Going forward, given that the market’s persistent and long running appetite for risk I expect volatility to trend higher and stocks lower in the weeks ahead. Also, my global volatility indicator that measures over a hundred global financial assets still remains at a low level and is far from signaling a buy on global stock markets. As mentioned on the post here on 2/12/07 (S&P and Currencies) my medium and long term model were warning of a “high wave risk aversion” (meaning a sell signal) and I was concerned about the unwinding of the carry trade and mentioned “we could see a bear trap rally in the yen.” All of this could lead to what was referred to in a FT article, “The Great Unwind is Coming.”

I will add that with the creative financial engineering we have witnessed leading to highly leveraged derivative strategies it is difficult to assess where real liquidity begins and leverage ends. This is something we will find out in the weeks ahead.

Thursday, February 8, 2007

Volatility

Sally Limantour
February 8, 2007

Volatility or the lack of is on everyone’s mind. On CNBC early this morning they played the theme song from Jaws with the title, IS VOLATILITY COMING BACK – then phased out to a commercial. The NYT on Feb 3rd had an article IT’S CALM. LOOK OUT FOR A STORM. “If complacency breeds danger, then we might be sitting on a powder keg heading into 2007,” James Stack, editor of, Invest Tech Market Analyst.

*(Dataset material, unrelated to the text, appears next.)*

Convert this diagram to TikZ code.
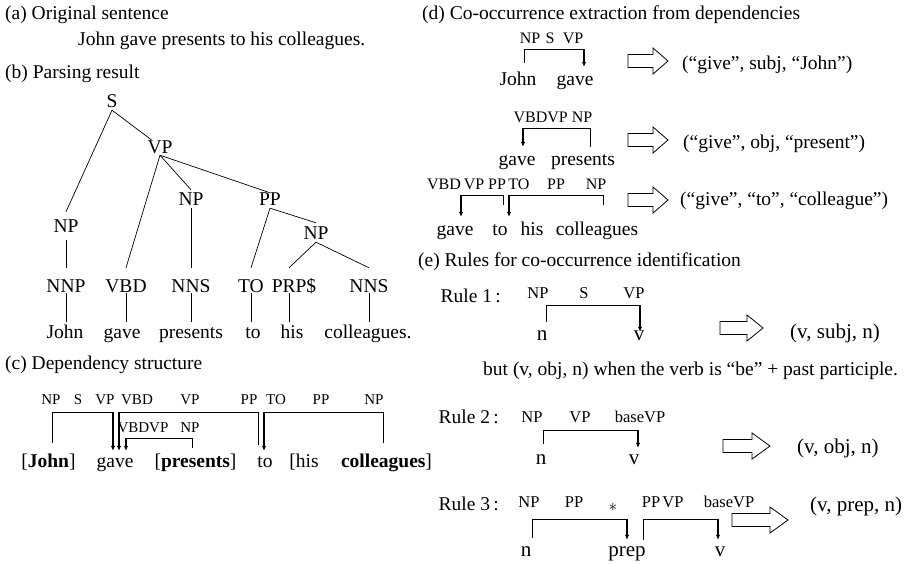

The low reading in volatility which is trading close to record lows set in 1994 is comforting to many. A belief that the evolution of financial products makes the stock market inherently less volatile than it use to be is becoming its own mantra.

“People are very worried about risk,” says Tobias Levkovich, equity strategist at Citigroup Investment Research, and the fact that so many investors are focusing attention on volatility is another reason not to be concerned.

I see the logic in all of this – being concerned, not being concerned, being indifferent about being concerned all over this concept of volatility. My gut feel is this is going to be a volatile year. I have my reasons why and began putting on volatility strategies last week. We shall see…

Bonds

Dr. Plosser tried to crash the party yesterday with talk of higher rates. At the heart of his antinflationary remarks is a fear that labor costs are about to advance. The market remains well bid and shorts established two weeks ago were covered yesterday. Perhaps a light upward bias will take bonds back to 112 00, though I would be a seller there. You have a sector of the trade questioning overall growth prospects ahead and then you have the non-farm productivity up 3.0% annual rate in 4th quarter which was far better than the consensus of 2.0% (non-farm payrolls for all of 2006 rose 2.1%).

Stock Indexes

HSBC has warned that debts will be higher than the consensus due to further deterioration in third-party originated sub-prime mortgages in the US. Disney had impressive earnings and while I think we are building toward a correction you cannot argue with the pretty charts. The mid-cap and small caps are leading the market and that is usually a positive development. The NASDAQ is the only major index that has not set a new high this month. February typically is one of the worst performers, but seasonal tendencies cannot always be trusted nor followed. Trade with caution and perhaps tighten the stops.